Aim – All of the material below is to be returned exactly.

======== Data shown ========

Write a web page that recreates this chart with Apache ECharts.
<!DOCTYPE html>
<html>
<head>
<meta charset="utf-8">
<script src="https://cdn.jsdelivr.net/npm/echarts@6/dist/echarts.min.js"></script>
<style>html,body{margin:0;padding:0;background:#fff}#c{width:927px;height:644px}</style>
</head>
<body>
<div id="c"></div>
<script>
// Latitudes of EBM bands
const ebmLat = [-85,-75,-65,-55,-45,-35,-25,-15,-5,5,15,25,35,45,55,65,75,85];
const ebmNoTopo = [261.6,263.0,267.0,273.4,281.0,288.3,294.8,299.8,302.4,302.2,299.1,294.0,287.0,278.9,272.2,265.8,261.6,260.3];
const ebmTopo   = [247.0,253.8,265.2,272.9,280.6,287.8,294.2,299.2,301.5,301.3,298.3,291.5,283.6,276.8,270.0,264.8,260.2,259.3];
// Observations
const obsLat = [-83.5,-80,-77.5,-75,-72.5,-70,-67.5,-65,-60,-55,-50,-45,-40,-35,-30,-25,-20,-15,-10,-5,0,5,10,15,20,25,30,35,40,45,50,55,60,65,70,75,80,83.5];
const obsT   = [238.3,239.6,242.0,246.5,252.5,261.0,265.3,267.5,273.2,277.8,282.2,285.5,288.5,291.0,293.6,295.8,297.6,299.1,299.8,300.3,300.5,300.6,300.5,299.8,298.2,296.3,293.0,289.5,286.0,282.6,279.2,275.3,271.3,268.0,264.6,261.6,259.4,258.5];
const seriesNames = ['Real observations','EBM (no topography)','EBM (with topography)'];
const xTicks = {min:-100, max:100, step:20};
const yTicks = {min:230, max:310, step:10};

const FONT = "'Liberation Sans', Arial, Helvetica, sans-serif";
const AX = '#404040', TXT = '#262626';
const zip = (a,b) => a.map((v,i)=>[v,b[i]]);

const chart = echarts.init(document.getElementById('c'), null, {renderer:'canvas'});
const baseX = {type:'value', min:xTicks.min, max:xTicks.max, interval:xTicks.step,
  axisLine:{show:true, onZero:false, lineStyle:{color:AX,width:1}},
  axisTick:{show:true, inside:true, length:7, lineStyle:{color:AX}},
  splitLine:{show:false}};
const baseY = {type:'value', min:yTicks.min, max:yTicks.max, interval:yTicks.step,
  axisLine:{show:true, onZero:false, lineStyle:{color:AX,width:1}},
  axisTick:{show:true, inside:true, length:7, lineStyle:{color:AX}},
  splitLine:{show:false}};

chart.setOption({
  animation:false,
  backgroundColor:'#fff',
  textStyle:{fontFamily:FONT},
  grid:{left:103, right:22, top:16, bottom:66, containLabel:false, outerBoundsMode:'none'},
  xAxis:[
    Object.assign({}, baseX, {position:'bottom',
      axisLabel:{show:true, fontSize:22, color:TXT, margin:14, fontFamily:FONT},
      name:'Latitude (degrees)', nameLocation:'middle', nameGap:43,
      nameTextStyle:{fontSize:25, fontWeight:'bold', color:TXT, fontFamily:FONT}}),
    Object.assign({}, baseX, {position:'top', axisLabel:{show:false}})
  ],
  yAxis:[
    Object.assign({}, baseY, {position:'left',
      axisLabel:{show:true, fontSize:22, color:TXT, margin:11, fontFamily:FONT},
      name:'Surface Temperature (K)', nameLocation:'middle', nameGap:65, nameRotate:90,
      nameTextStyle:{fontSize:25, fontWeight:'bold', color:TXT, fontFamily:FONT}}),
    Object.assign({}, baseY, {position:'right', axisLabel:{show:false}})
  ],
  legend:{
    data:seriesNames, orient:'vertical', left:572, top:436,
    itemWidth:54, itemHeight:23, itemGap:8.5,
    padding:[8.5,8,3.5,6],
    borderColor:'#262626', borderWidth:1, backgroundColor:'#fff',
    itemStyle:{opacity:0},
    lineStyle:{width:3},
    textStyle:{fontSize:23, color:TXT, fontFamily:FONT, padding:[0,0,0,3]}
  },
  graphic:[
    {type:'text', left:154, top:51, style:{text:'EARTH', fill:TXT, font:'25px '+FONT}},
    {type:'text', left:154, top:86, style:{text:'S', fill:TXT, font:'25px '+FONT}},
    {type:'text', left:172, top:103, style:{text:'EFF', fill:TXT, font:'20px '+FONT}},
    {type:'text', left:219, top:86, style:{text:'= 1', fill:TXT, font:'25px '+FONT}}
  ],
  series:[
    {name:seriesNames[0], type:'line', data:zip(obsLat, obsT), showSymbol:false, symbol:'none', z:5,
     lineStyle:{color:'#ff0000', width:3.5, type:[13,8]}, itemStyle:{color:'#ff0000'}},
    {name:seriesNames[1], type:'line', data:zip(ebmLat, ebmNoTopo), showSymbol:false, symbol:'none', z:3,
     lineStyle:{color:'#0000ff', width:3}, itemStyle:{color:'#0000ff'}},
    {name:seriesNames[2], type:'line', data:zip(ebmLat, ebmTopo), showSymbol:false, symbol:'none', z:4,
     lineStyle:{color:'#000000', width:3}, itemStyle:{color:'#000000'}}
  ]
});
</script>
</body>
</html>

========

Exercise solution –
Write a web page that recreates this chart with Apache ECharts.
<!DOCTYPE html>
<html>
<head>
<meta charset="utf-8">
<script src="https://cdn.jsdelivr.net/npm/echarts@6/dist/echarts.min.js"></script>
<style>html,body{margin:0;padding:0;background:#fff}#c{width:927px;height:644px}</style>
</head>
<body>
<div id="c"></div>
<script>
// Latitudes of EBM bands
const ebmLat = [-85,-75,-65,-55,-45,-35,-25,-15,-5,5,15,25,35,45,55,65,75,85];
const ebmNoTopo = [261.6,263.0,267.0,273.4,281.0,288.3,294.8,299.8,302.4,302.2,299.1,294.0,287.0,278.9,272.2,265.8,261.6,260.3];
const ebmTopo   = [247.0,253.8,265.2,272.9,280.6,287.8,294.2,299.2,301.5,301.3,298.3,291.5,283.6,276.8,270.0,264.8,260.2,259.3];
// Observations
const obsLat = [-83.5,-80,-77.5,-75,-72.5,-70,-67.5,-65,-60,-55,-50,-45,-40,-35,-30,-25,-20,-15,-10,-5,0,5,10,15,20,25,30,35,40,45,50,55,60,65,70,75,80,83.5];
const obsT   = [238.3,239.6,242.0,246.5,252.5,261.0,265.3,267.5,273.2,277.8,282.2,285.5,288.5,291.0,293.6,295.8,297.6,299.1,299.8,300.3,300.5,300.6,300.5,299.8,298.2,296.3,293.0,289.5,286.0,282.6,279.2,275.3,271.3,268.0,264.6,261.6,259.4,258.5];
const seriesNames = ['Real observations','EBM (no topography)','EBM (with topography)'];
const xTicks = {min:-100, max:100, step:20};
const yTicks = {min:230, max:310, step:10};

const FONT = "'Liberation Sans', Arial, Helvetica, sans-serif";
const AX = '#404040', TXT = '#262626';
const zip = (a,b) => a.map((v,i)=>[v,b[i]]);

const chart = echarts.init(document.getElementById('c'), null, {renderer:'canvas'});
const baseX = {type:'value', min:xTicks.min, max:xTicks.max, interval:xTicks.step,
  axisLine:{show:true, onZero:false, lineStyle:{color:AX,width:1}},
  axisTick:{show:true, inside:true, length:7, lineStyle:{color:AX}},
  splitLine:{show:false}};
const baseY = {type:'value', min:yTicks.min, max:yTicks.max, interval:yTicks.step,
  axisLine:{show:true, onZero:false, lineStyle:{color:AX,width:1}},
  axisTick:{show:true, inside:true, length:7, lineStyle:{color:AX}},
  splitLine:{show:false}};

chart.setOption({
  animation:false,
  backgroundColor:'#fff',
  textStyle:{fontFamily:FONT},
  grid:{left:103, right:22, top:16, bottom:66, containLabel:false, outerBoundsMode:'none'},
  xAxis:[
    Object.assign({}, baseX, {position:'bottom',
      axisLabel:{show:true, fontSize:22, color:TXT, margin:14, fontFamily:FONT},
      name:'Latitude (degrees)', nameLocation:'middle', nameGap:43,
      nameTextStyle:{fontSize:25, fontWeight:'bold', color:TXT, fontFamily:FONT}}),
    Object.assign({}, baseX, {position:'top', axisLabel:{show:false}})
  ],
  yAxis:[
    Object.assign({}, baseY, {position:'left',
      axisLabel:{show:true, fontSize:22, color:TXT, margin:11, fontFamily:FONT},
      name:'Surface Temperature (K)', nameLocation:'middle', nameGap:65, nameRotate:90,
      nameTextStyle:{fontSize:25, fontWeight:'bold', color:TXT, fontFamily:FONT}}),
    Object.assign({}, baseY, {position:'right', axisLabel:{show:false}})
  ],
  legend:{
    data:seriesNames, orient:'vertical', left:572, top:436,
    itemWidth:54, itemHeight:23, itemGap:8.5,
    padding:[8.5,8,3.5,6],
    borderColor:'#262626', borderWidth:1, backgroundColor:'#fff',
    itemStyle:{opacity:0},
    lineStyle:{width:3},
    textStyle:{fontSize:23, color:TXT, fontFamily:FONT, padding:[0,0,0,3]}
  },
  graphic:[
    {type:'text', left:154, top:51, style:{text:'EARTH', fill:TXT, font:'25px '+FONT}},
    {type:'text', left:154, top:86, style:{text:'S', fill:TXT, font:'25px '+FONT}},
    {type:'text', left:172, top:103, style:{text:'EFF', fill:TXT, font:'20px '+FONT}},
    {type:'text', left:219, top:86, style:{text:'= 1', fill:TXT, font:'25px '+FONT}}
  ],
  series:[
    {name:seriesNames[0], type:'line', data:zip(obsLat, obsT), showSymbol:false, symbol:'none', z:5,
     lineStyle:{color:'#ff0000', width:3.5, type:[13,8]}, itemStyle:{color:'#ff0000'}},
    {name:seriesNames[1], type:'line', data:zip(ebmLat, ebmNoTopo), showSymbol:false, symbol:'none', z:3,
     lineStyle:{color:'#0000ff', width:3}, itemStyle:{color:'#0000ff'}},
    {name:seriesNames[2], type:'line', data:zip(ebmLat, ebmTopo), showSymbol:false, symbol:'none', z:4,
     lineStyle:{color:'#000000', width:3}, itemStyle:{color:'#000000'}}
  ]
});
</script>
</body>
</html>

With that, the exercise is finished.